Working in a Room That Was Not Built for Me Made Me Build My Own
I entered a field where almost everyone looked and sounded different from how I looked and sounded. What I learned from being the only one in the room changed what I built when I eventually got to build something.
Story
What actually happened
I had joined an investment advisory firm in Mumbai at 24 that was, in the specific demographic of its client-facing professionals, composed almost entirely of people from backgrounds that were not mine - English medium from the beginning, certain colleges, certain social networks, a particular shorthand of reference and assumption that operated as both currency and filter.
I had a different background and had arrived through a different route and for the first six months experienced the specific exhaustion of navigating a professional culture that had not been designed with my presence in mind. I want to be precise about what I mean: nobody was unkind.
The exclusion was structural rather than personal - the product of a culture assembled over decades by people who resembled each other and who had not needed to build for anyone who did not.

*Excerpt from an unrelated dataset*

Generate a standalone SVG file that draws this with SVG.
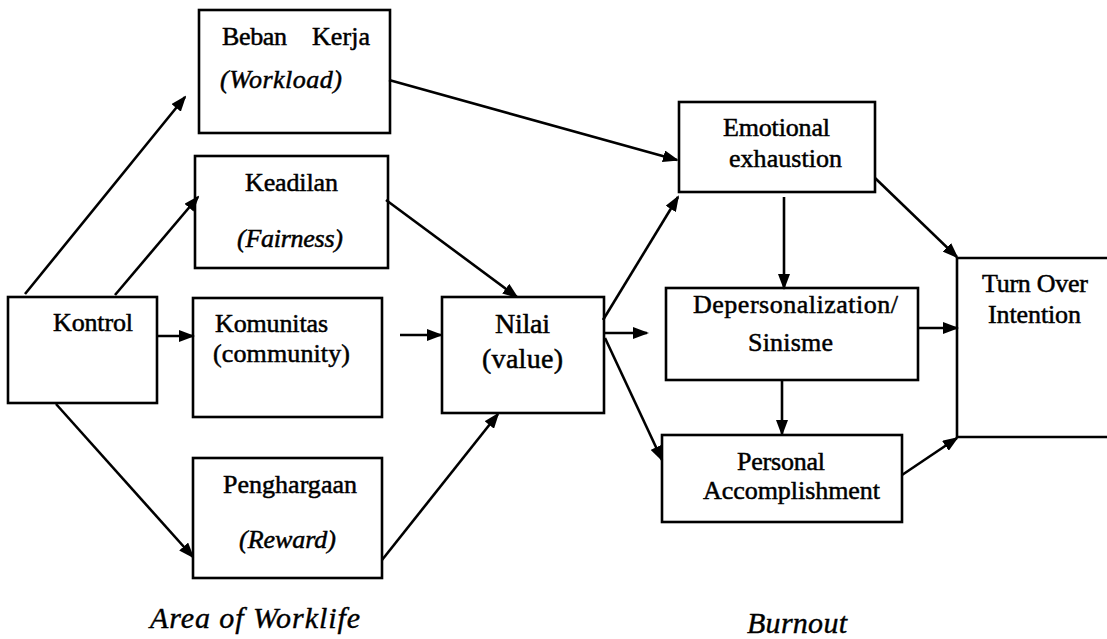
<svg xmlns="http://www.w3.org/2000/svg" width="1107" height="639" viewBox="0 0 1107 639">
  <style>
    .box { fill: #ffffff; stroke: #000000; stroke-width: 2.6; }
    text { font-family: 'Liberation Serif', 'Times New Roman', Times, serif; fill: #000000; }
    .lbl { font-size: 26px; stroke: #000000; stroke-width: 0.5; }
    .it { font-style: italic; }
    .big { font-size: 28px; }
    .cap { font-style: italic; font-size: 30px; stroke: #000000; stroke-width: 0.4; }
    .edge { fill: none; stroke: #000000; stroke-width: 2.6; marker-end: url(#arrow); }
  </style>
  <defs>
    <marker id="arrow" markerUnits="userSpaceOnUse" markerWidth="16" markerHeight="12" refX="14" refY="6" orient="auto">
      <path d="M0,0 L16,6 L0,12 Z" fill="#000000"/>
    </marker>
  </defs>
  <rect width="1107" height="639" fill="#ffffff"/>

  <!-- Area of worklife -->
  <g id="beban-kerja">
    <rect class="box" x="199" y="10" width="191" height="123"/>
    <text class="lbl" x="222" y="45" textLength="65">Beban</text>
    <text class="lbl" x="312" y="45" textLength="58">Kerja</text>
    <text class="lbl it" x="220" y="88" textLength="122">(Workload)</text>
  </g>
  <g id="keadilan">
    <rect class="box" x="195" y="156" width="193" height="112"/>
    <text class="lbl" x="245" y="191" textLength="93">Keadilan</text>
    <text class="lbl it" x="237" y="247" textLength="106">(Fairness)</text>
  </g>
  <g id="kontrol">
    <rect class="box" x="8" y="297" width="149" height="106"/>
    <text class="lbl" x="53" y="331" textLength="80">Kontrol</text>
  </g>
  <g id="komunitas">
    <rect class="box" x="193" y="298" width="189" height="119"/>
    <text class="lbl" x="215" y="332" textLength="113">Komunitas</text>
    <text class="lbl" x="213" y="362" textLength="137">(community)</text>
  </g>
  <g id="penghargaan">
    <rect class="box" x="193" y="458" width="189" height="120"/>
    <text class="lbl" x="223" y="493" textLength="134">Penghargaan</text>
    <text class="lbl it" x="239" y="548" textLength="97">(Reward)</text>
  </g>
  <g id="nilai">
    <rect class="box" x="442" y="297" width="162" height="116"/>
    <text class="lbl big" x="495" y="333" textLength="55">Nilai</text>
    <text class="lbl big" x="482" y="368" textLength="81">(value)</text>
  </g>

  <!-- Burnout -->
  <g id="emotional-exhaustion">
    <rect class="box" x="679" y="102" width="196" height="90"/>
    <text class="lbl" x="723" y="136" textLength="107">Emotional</text>
    <text class="lbl" x="729" y="167" textLength="113">exhaustion</text>
  </g>
  <g id="depersonalization">
    <rect class="box" x="666" y="288" width="252" height="92"/>
    <text class="lbl" x="693" y="313" textLength="205">Depersonalization/</text>
    <text class="lbl" x="748" y="351" textLength="85">Sinisme</text>
  </g>
  <g id="personal-accomplishment">
    <rect class="box" x="662" y="435" width="240" height="87"/>
    <text class="lbl" x="737" y="470" textLength="88">Personal</text>
    <text class="lbl" x="703" y="499" textLength="177">Accomplishment</text>
  </g>
  <g id="turn-over-intention">
    <path d="M1107,258 L957,258 L957,437 L1107,437" fill="none" stroke="#000000" stroke-width="2.6"/>
    <text class="lbl" x="982" y="292" textLength="106">Turn Over</text>
    <text class="lbl" x="988" y="323" textLength="93">Intention</text>
  </g>

  <g id="connectors">
    <line class="edge" x1="25" y1="294" x2="185" y2="97"/>
    <line class="edge" x1="115" y1="295" x2="198" y2="197"/>
    <line class="edge" x1="157" y1="336" x2="193" y2="336"/>
    <line class="edge" x1="56" y1="404" x2="193" y2="557"/>
    <line class="edge" x1="389" y1="80" x2="677" y2="160"/>
    <line class="edge" x1="386" y1="200" x2="517" y2="297"/>
    <line class="edge" x1="400" y1="335" x2="441" y2="335"/>
    <line class="edge" x1="382" y1="560" x2="498" y2="414"/>
    <line class="edge" x1="603" y1="320" x2="678" y2="197"/>
    <line class="edge" x1="605" y1="333" x2="647" y2="333"/>
    <line class="edge" x1="605" y1="338" x2="662" y2="460"/>
    <line class="edge" x1="784" y1="197" x2="784" y2="288"/>
    <line class="edge" x1="782" y1="380" x2="782" y2="434"/>
    <line class="edge" x1="875" y1="178" x2="957" y2="257"/>
    <line class="edge" x1="918" y1="328" x2="957" y2="328"/>
    <line class="edge" x1="902" y1="475" x2="957" y2="438"/>
  </g>

  <!-- section captions -->
  <text class="cap" x="150" y="628" textLength="210">Area of Worklife</text>
  <text class="cap" x="747" y="633" textLength="100">Burnout</text>
</svg>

I was competent and I was also consistently translating - between my idiom and the room's idiom, between my instincts and the expectations, between what I knew and what counted as knowing in the specific terms that culture valued. The translation cost energy that my colleagues were not spending.
By 26, I had become skilled enough at the translation that the cost had reduced. I had also, in the process, developed something that the people who had not needed to translate had not developed: a very clear understanding of the structural assumptions a professional culture carries and the specific people they exclude.
At 29 I was building a team and made deliberate decisions about how I wanted that team to function that were informed by every moment of translation the previous five years had required. The culture I have built is one that costs people less to navigate.
That it produces better work is, I believe, not coincidental.